その瞬間アーサー・フレックは理性を捨てたジョーカーとなり、理不尽な出来事に溢れるゴッサム・シティを変えようと犯罪の道へと進むことを決意する。
映画ジョーカーのあらすじその4 ジョーカー誕生
ある晩、アーサー・フレックに憧れのマーレイ・フランクリンの番組プロデューサーから電話がかかってくる。
なんでも彼のスタンドアップコメディーの映像の反響が凄かったため、番組に出演しないかという驚きのオファーだった。
アーサー・フレックは番組に出演するために髪の毛を緑色に染め、ピエロのメイクアップをした。そのとき彼はアーサー・フレックではなくすでにジョーカーになっていた。
家を出ようとすると、突然職場の同僚二人がアーサー・フレックのお母さんが亡くなったことを聞きつけ、やってきた。しかしそのうちの一人は以前に銃のことをチクった男だった。
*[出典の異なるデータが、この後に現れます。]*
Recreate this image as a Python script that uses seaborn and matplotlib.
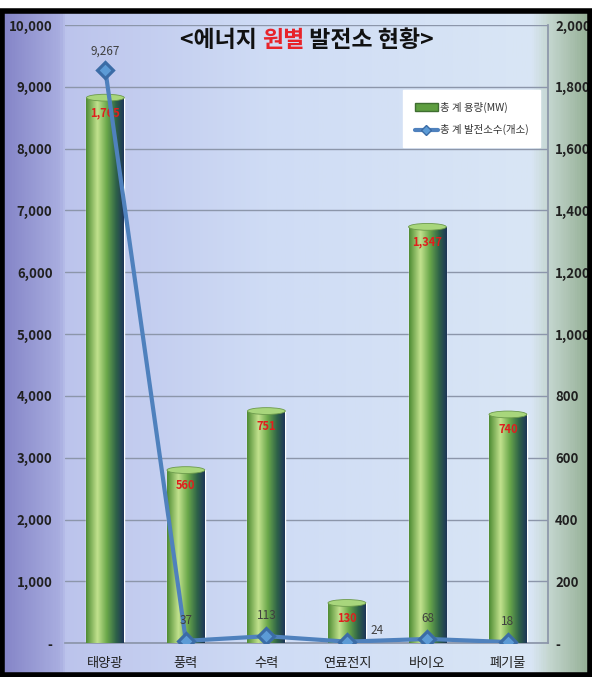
import numpy as np
import pandas as pd
import matplotlib
matplotlib.use("Agg")
import matplotlib.pyplot as plt
import seaborn as sns
from matplotlib.colors import LinearSegmentedColormap
from matplotlib.patches import Rectangle, Ellipse, Patch
from matplotlib.lines import Line2D
from matplotlib.ticker import FuncFormatter

# data
categories = ["태양광", "풍력", "수력", "연료전지", "바이오", "폐기물"]
capacity_mw = [1765, 560, 751, 130, 1347, 740]      # bars, right axis
plant_count = [9267, 37, 113, 24, 68, 18]           # line, left axis
left_ticks = list(range(0, 10001, 1000))
right_ticks = list(range(0, 2001, 200))

df = pd.DataFrame({"source": categories, "capacity": capacity_mw, "count": plant_count})

sns.set_theme(style="white")
plt.rcParams['font.family'] = ['Noto Sans CJK KR', 'DejaVu Sans']

fig = plt.figure(figsize=(5.92, 6.77), dpi=100)
fig.patch.set_facecolor("white")

# background gradient (purple left margin, light blue plot, green right margin)
bg_cmap = LinearSegmentedColormap.from_list("bg", [
    (0.0, "#8383c6"), (0.10, "#a9aee0"), (0.11, "#bcc4ec"),
    (0.45, "#cfdcf5"), (0.90, "#d9e6f5"), (0.93, "#c4d6cf"), (1.0, "#93ae93")])
bg = fig.add_axes([0, 0, 1, 0.985], zorder=-10)
bg.imshow(np.linspace(0, 1, 600)[None, :], cmap=bg_cmap, aspect="auto", extent=[0, 1, 0, 1])
bg.set_axis_off()

# frame
fig.patches.append(Rectangle((0.004, 0.003), 0.992, 0.981, transform=fig.transFigure,
                             fill=False, lw=4, ec="black", zorder=20))

ax = fig.add_axes([0.11, 0.05, 0.816, 0.913])
ax.set_facecolor("none")

# bars: capacity on the right-hand scale
sns.barplot(data=df, x="source", y="capacity", ax=ax, width=0.47, color="#5e9e40", zorder=2)

bar_cmap = LinearSegmentedColormap.from_list("bar", [
    (0.0, "#4f8c33"), (0.3, "#c2e28e"), (0.55, "#6aa84a"), (0.8, "#2e6248"), (1.0, "#1e3658")])
for p in ax.patches:
    x0, w, h = p.get_x(), p.get_width(), p.get_height()
    im = ax.imshow(np.linspace(0, 1, 100)[None, :], cmap=bar_cmap, aspect="auto",
                   extent=[x0, x0 + w, 0, h], zorder=3)
    im.set_clip_path(p)
    ax.add_patch(Ellipse((x0 + w / 2, h), w, 22, fc="#a8d67c", ec="#6c9a4c", lw=0.6, zorder=4))
ax.set_xlim(-0.5, len(categories) - 0.5)
ax.set_ylim(0, 2000)
ax.set_yticks(right_ticks)

for i, v in enumerate(capacity_mw):
    ax.annotate(f"{v:,}", (i, v), xytext=(0, -11), textcoords="offset points",
                ha="center", va="center", color="#e01e1e", fontsize=8, fontweight="bold", zorder=5)

# line: number of plants on the left-hand scale
ax2 = ax.twinx()
sns.pointplot(data=df, x="source", y="count", ax=ax2, color="#4f81bd", markers="D",
              markersize=8, linewidth=3.0, errorbar=None,
              markerfacecolor="#5c9bd6", markeredgecolor="#3b6ca6")
ax2.set_ylim(0, 10000)
ax2.set_yticks(left_ticks)
ax2.set_xlim(-0.5, len(categories) - 0.5)

offsets = [(0, 14), (0, 15), (0, 15), (22, 8), (0, 15), (0, 15)]
for i, v in enumerate(plant_count):
    ax2.annotate(f"{v:,}", (i, v), xytext=offsets[i], textcoords="offset points",
                 ha="center", va="center", color="#404040", fontsize=8.5)

# axis sides swapped: left shows count, right shows capacity
ax.yaxis.tick_right()
ax2.yaxis.tick_left()
fmt = FuncFormatter(lambda v, _: "-" if v == 0 else f"{int(v):,}")
ax.yaxis.set_major_formatter(fmt)
ax2.yaxis.set_major_formatter(fmt)
for a in (ax, ax2):
    a.set_xlabel("")
    a.set_ylabel("")
    for s in a.spines.values():
        s.set_visible(False)
ax.tick_params(axis="y", length=0, labelsize=9.5, colors="#202020", pad=5)
ax2.tick_params(axis="y", length=0, labelsize=9.5, colors="#202020", pad=9)
for lab in ax.get_yticklabels() + ax2.get_yticklabels():
    lab.set_fontweight("bold")

ax.yaxis.grid(True, color="#8c96aa", lw=1)
ax.xaxis.grid(False)
ax2.grid(False)
ax.spines["bottom"].set_visible(True)
ax.spines["bottom"].set_color("#8c96aa")
ax.spines["right"].set_visible(True)
ax.spines["right"].set_color("#8c96aa")
ax.tick_params(axis="x", length=0, labelsize=9.5, colors="#202020", pad=10)
ax.set_xticks(np.arange(len(categories)) + 0.5, minor=True)
ax.tick_params(axis="x", which="minor", length=4, color="#8c96aa", direction="out")
ax2.tick_params(axis="x", which="both", length=0, labelbottom=False, labeltop=False)

# title with a red middle word
t1 = ax2.text(0.238, 0.975, "<에너지 ", transform=ax2.transAxes, fontsize=16.5,
              fontweight="bold", color="#111111", ha="left", va="center")
t2 = ax2.annotate("원별", xy=(1, 0.5), xycoords=t1, ha="left", va="center",
                  fontsize=16.5, fontweight="bold", color="#e8232a")
ax2.annotate(" 발전소 현황>", xy=(1, 0.5), xycoords=t2, ha="left", va="center",
             fontsize=16.5, fontweight="bold", color="#111111")

handles = [Patch(facecolor="#5e9e40", edgecolor="#3f6e30"),
           Line2D([], [], color="#4f81bd", lw=3, marker="D", markersize=5,
                  markerfacecolor="#5c9bd6", markeredgecolor="#3b6ca6")]
leg = ax2.legend(handles, ["총 계 용량(MW)", "총 계 발전소수(개소)"], loc="upper right",
                 bbox_to_anchor=(0.994, 0.903), fontsize=7.5, frameon=True, fancybox=False,
                 handlelength=2.2, handletextpad=0.2, borderpad=1.1, labelspacing=1.1)
leg.get_frame().set_facecolor("white")
leg.get_frame().set_edgecolor("white")
leg.get_frame().set_alpha(1)
for t in leg.get_texts():
    t.set_color("#333333")

fig.savefig("out.png", dpi=100)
ジョーカーは突然ハサミを使って同僚に襲い掛かる。ジョーカーは最後まで容赦しなかったが、もう一人の同僚のことは許してあげた。
映画ジョーカーのあらすじその5 番組出演
ジョーカーが外に出ると、刑事二人が彼の後を追ってきた。ジョーカーが地下鉄に逃げ込むと、そこはピエロの恰好をしたデモの参加者で一杯だった。乗客はみんなスローガンを掲げ、興奮していた。
刑事二人がジョーカーを追いかけようと、横柄な態度で電車内に乗り込むと、やがて乗客たちが刑事に襲い掛かり、袋叩きにしてしまう。ジョーカーはその隙を見て、テレビ局へと向かった。
マーレイ・フランクリンの番組に出演するために楽屋で待機していたジョーカーは、マーレイ・フランクリン本人と初対面する。
そのときジョーカーは、マーレイ・フランクリンに自分をジョーカーとして紹介してくれと頼む。
いざ本番が始まると、最初の掴みは好調で観客にもそれなりに受けていた。しかし人々が自分のことを馬鹿にしていることを察すると、ジョーカーは自分こそが犯人のピエロだと告白し、生放送中に銃を抜いてマーレイ・フランクリンを撃ち殺した。
これによって逮捕されたジョーカーだったが政府に不満を持ち、ジョーカーを支持する人々によって街は暴動が起こっていた。
そしてピエロのマスクをかぶった男が乗った救急車がジョーカーが輸送されていたパトカーに衝突し、ジョーカーを解放した。
また、男は、劇場から出て来たトーマス・ウェインと妻マーサ・ウェインを息子のブルースの目の前で襲撃した。
一方、ジョーカーは精神病院の中にいた。カウンセラーと話を聞いていた彼は、どうにかして部屋を脱出し、血だらけになった足を地面に擦りながら廊下を走り回るのだった。